We had net income of $957,926 or $0.17 per share basic and diluted, for the nine months ended July 31, 2018 compared
to net income of $410,319, or $0.07 per share basic and diluted for the nine months ended July 31, 2017. The increase in net income
was due primarily to the reasons described above.
Liquidity
and Capital Resources
As
of July 31, 2018, we had working capital of $19,336,134, which represented a $929,518 decrease from our working capital of $20,265,652
as of October 31, 2017, and total stockholders’ equity of $25,015,108, which increased by $63,559 from our total stockholders’
equity of $24,951,549 as of October 31, 2017. Our working capital decreased primarily due to decreases of $4,831,418 in accounts
receivable, $1,099,999 in inventories, $171,350 in prepaid green coffee, $178,848 in prepaid and refundable income taxes, increases
of $317,176 in due from broker, $150,000 in note payable and $5,889 income taxes payable partially offset by increases of $2,754,371
in cash, $113,507 in prepaid expenses and other current assets, decreases of $1,698,519 in accounts payable and accrued expenses
and $1,258,765 in our line of credit. As of July 3, 2018, the outstanding balance on our line of credit was $7,148,762 compared
to $8,407,527 as of October 31, 2017. Total stockholders’ equity increased due to our net income and was partially offset
by our purchase of treasury stock. $894,367.
Pursuant
to the A&R Loan Agreement, the terms of each of the Company Financing Agreement and the OPTCO Financing Agreement were amended
and restated to, among other things: (i) provide for a new Maturity Date of February 28, 2018; (ii) consolidate the principal
amounts of the Company Financing Agreement and the OPTCO Financing Agreement to provide for a maximum principal amount limit of
$12,000,000 for the Borrowers, collectively,
provided that
OPTCO is limited to a $3,000,000 maximum principal amount sublimit;
(iii) expand the borrowing base to include, along with 85% of eligible accounts receivable, up to the lesser of $2,000,000 as
to the Company and $1,500,000 as to OPTCO; (iv) effective March 1, 2017, converted the interest rate on the average unpaid balance
of the A&R Loan Facility from an interest rate per annum equal to the Wall Street Journal Prime Rate to an interest rate per
annum equal to the sum of the LIBOR rate plus 2.4%; (v) require the Company and OPTCO to pay, collectively, upon the occurrence
of certain termination events, a prepayment premium of 1.0% (as opposed to the 0.5% under the OPTCO Financing Agreement) of the
maximum amount of the A&R Loan Facility in effect as of the date of the termination event; (vi) eliminate the over advance
fee; and (vii) establish a Letter of Credit Facility (as defined in the A&R Loan Agreement) with a maximum obligation amount
of $1,000,000, and subject to other terms and conditions described therein. Also on April 25, 2017, SONO and CFI (collectively
referred to herein as the “Guarantors”), entered into a Guaranty Agreement (the “Guaranty Agreement”)
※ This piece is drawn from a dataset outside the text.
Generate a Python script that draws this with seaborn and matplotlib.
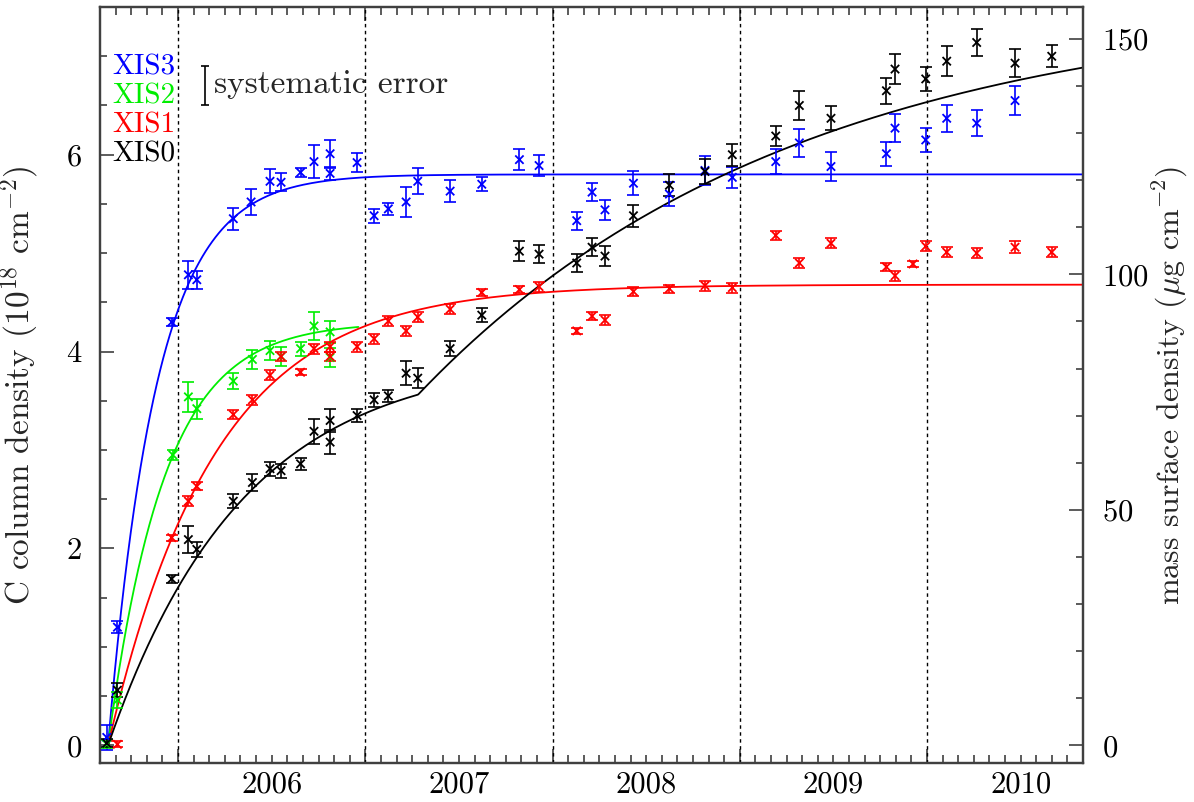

in connection with the A&R Loan Agreement. The Guaranty Agreement was provided as an inducement to Sterling to extend credit
to Borrowers in exchange for the Guarantors’ unconditional guarantee of the payment and performance obligations of the Borrowers
under the Loan Agreement, as further defined in the Guaranty Agreement.
On
March 23, 2018, the Company reached an agreement for a new loan modification agreement and credit facility with Sterling. The
terms of the new agreement among other things: (i) provides for a new maturity date of March 31, 2020; (ii) increases the maximum
principal amount to $14,000,000; and (iii) decreases the interest rate per annum to LIBOR plus 2 percent.
Each
of the A&R Loan Facility and A&R Loan Agreement contains covenants, subject to certain exceptions, that place annual restrictions
on the Borrowers’ operations, including covenants relating to debt restrictions, capital expenditures, indebtedness, minimum
deposit restrictions, tangible net worth, net profit, leverage, employee loan restrictions, dividend and repurchase restrictions
(common stock and preferred stock), and restrictions on intercompany transactions.
The
A&R Loan Facility also requires that we maintain a minimum working capital at all times, and the A&R Loan Agreement requires
that the Borrowers, on a consolidated basis, maintain a minimum working capital at all times and achieve a minimum net profit
amount as of fiscal year end during the term of the A&R Loan Agreement.
Each
of the A&R Loan Facility and the A&R Loan Agreement is secured by all tangible and intangible assets of the Company. Other
than as amended and restated by the A&R Loan Agreement, the Company Financing Agreement and the OPTCO Financing Agreement
remains in full force and effect.
As
of July 31, 2018 and October 31, 2017, the outstanding balance under the bank line of credit was $7,148,762 and $8,407,527, respectively.
For
the nine months ended July 31, 2018, our operating activities provided net cash of $7,947,275 as compared to the nine months ended
July 31, 2017 when operating activities provided net cash of $2,506,995. The increased cash flow from operations for the nine
months ended July 31, 2018 was primarily due to our accounts receivable, inventories and unrealized gains partially offset by
our accounts payable and deferred income taxes.
For
the nine months ended July 31, 2018, our investing activities used net cash of $3,039,771 as compared to the nine months ended
July 31, 2017 when net cash used by investing activities was $3,479,373. The decrease in our uses of cash in investing activities
was due to the purchase of Steep & Brew during the nine months ended July 31, 2017, partially offset by a decrease in our
outlays for equipment.
For
the nine months ended July 31, 2018, our financing activities used net cash of $2,153,133 as compared to the nine months ended
July 31, 2017 when net cash provided by financing activities was $432,121. The change in cash flow from financing activities for
the nine months ended July 31, 2018 was due to our increased net principal payments on our line of credit of $994,065 and our
increased treasury stock purchases of $878,538, partially offset by our decreased advances on our line of credit of $712,650.
We
expect to fund our operations, including paying our liabilities, funding capital expenditures and making required payments on
our indebtedness, through July 31, 2019 with cash provided by operating activities and the use of our credit facility. In addition,
an increase in eligible accounts receivable and inventory would permit us to make additional borrowings under our line of credit.
Off-Balance
Sheet Arrangements
We
do not have any off-balance sheet arrangements that have or are reasonably likely to have a current or future effect on our financial
condition, changes in financial condition, revenues or expenses, results of operations, liquidity, capital expenditures or capital
resources that is material to investors.